Copy out exactly the lines spanning the line with "Write a Python" to the line with "plt.rcParams['font.family'] = ['Liberation", inclusive, from the data underneath, with no pictures.

◆ MATERIAL SUPPLIED
^^^^^^^^

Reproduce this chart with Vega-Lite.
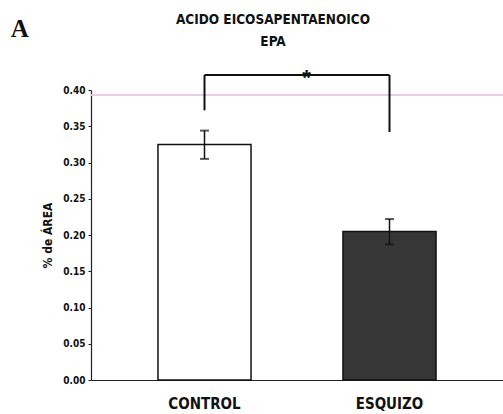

^^^^^^^^

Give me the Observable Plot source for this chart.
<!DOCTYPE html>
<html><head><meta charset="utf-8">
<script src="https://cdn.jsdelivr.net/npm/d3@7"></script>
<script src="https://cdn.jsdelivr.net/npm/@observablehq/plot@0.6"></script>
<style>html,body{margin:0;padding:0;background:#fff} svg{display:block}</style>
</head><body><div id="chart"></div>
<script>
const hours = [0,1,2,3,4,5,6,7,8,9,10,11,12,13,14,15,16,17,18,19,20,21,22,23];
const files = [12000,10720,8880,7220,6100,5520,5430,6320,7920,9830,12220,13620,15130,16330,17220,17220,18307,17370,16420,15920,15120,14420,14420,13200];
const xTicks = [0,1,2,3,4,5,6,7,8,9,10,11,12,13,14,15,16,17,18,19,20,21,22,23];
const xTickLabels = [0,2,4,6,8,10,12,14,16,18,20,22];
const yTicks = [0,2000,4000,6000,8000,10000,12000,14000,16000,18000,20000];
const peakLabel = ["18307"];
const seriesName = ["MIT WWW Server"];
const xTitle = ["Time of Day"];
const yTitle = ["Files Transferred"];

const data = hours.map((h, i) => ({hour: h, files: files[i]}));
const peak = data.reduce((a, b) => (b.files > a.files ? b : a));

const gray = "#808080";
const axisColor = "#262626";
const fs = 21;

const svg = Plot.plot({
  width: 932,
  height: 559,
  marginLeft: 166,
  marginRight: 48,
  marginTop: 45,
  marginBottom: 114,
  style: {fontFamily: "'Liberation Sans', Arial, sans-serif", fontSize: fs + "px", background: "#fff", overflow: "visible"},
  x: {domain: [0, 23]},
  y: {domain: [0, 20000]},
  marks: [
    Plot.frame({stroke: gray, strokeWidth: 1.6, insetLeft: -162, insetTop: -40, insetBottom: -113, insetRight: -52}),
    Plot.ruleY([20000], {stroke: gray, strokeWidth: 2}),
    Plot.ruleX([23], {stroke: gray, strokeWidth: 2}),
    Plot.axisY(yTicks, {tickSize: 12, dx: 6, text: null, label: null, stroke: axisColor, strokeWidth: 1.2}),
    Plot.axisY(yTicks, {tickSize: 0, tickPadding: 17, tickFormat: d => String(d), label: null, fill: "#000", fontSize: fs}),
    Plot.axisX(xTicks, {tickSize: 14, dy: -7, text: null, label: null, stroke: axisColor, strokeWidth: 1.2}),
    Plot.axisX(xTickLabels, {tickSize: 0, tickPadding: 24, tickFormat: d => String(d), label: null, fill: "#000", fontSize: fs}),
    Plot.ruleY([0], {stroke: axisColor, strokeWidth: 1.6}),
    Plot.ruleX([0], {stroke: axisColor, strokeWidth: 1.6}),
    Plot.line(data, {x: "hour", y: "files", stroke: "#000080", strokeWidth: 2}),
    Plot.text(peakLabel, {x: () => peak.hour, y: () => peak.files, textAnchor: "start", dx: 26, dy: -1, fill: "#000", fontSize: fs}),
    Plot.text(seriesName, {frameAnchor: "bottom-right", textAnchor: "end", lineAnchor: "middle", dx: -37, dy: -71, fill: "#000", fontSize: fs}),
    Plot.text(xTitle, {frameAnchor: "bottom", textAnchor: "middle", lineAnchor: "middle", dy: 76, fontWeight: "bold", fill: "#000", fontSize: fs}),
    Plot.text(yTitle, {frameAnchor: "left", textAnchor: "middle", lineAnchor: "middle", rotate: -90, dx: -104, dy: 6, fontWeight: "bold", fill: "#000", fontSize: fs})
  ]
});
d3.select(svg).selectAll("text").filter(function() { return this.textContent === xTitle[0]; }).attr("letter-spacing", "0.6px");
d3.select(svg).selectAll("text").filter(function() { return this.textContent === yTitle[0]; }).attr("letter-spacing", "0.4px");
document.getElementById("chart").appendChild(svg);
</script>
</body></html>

^^^^^^^^

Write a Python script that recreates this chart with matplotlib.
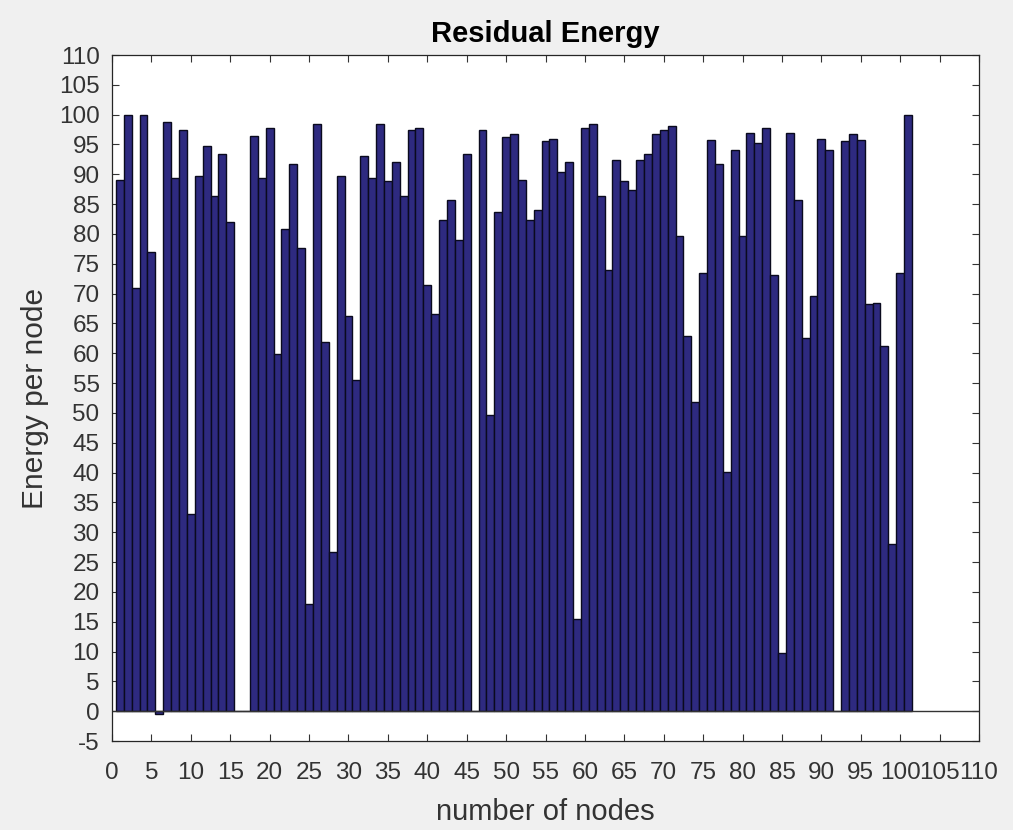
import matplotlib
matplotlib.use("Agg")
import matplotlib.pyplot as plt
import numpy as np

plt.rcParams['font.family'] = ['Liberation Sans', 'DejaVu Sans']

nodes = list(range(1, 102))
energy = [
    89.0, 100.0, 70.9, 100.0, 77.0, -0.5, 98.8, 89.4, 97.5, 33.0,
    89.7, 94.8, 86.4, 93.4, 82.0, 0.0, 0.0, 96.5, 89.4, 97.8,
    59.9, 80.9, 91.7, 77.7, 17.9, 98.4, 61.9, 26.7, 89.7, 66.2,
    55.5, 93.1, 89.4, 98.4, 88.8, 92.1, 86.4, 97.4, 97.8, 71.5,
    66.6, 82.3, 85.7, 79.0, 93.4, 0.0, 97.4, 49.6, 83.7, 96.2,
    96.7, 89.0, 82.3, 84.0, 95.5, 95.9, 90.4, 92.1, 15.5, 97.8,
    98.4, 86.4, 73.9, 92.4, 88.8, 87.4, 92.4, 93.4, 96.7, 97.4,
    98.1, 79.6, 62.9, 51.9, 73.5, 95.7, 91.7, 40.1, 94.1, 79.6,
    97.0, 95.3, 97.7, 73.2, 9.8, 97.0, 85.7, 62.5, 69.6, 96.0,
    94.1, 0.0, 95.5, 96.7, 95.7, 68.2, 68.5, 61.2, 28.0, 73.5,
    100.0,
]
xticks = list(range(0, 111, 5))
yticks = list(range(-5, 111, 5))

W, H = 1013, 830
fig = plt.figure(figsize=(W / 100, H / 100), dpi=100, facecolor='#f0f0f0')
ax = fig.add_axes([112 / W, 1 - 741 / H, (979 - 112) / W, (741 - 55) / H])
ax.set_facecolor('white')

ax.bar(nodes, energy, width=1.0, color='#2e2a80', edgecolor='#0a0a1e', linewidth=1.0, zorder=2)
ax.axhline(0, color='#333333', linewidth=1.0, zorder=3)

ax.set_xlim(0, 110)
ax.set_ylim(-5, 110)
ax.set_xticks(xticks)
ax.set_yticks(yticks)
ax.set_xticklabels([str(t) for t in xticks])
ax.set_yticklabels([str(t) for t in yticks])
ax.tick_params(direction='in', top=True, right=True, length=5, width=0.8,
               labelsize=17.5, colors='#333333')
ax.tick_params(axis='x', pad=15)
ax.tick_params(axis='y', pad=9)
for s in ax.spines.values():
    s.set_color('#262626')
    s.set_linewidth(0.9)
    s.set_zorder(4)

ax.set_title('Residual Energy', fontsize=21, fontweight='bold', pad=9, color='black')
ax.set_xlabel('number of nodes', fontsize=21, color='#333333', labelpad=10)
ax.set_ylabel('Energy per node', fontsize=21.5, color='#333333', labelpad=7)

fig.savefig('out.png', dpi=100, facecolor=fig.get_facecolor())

^^^^^^^^

◆ PROBLEM SOLUTION
Write a Python script that recreates this chart with matplotlib.
import matplotlib
matplotlib.use("Agg")
import matplotlib.pyplot as plt
import numpy as np

plt.rcParams['font.family'] = ['Liberation Sans', 'DejaVu Sans']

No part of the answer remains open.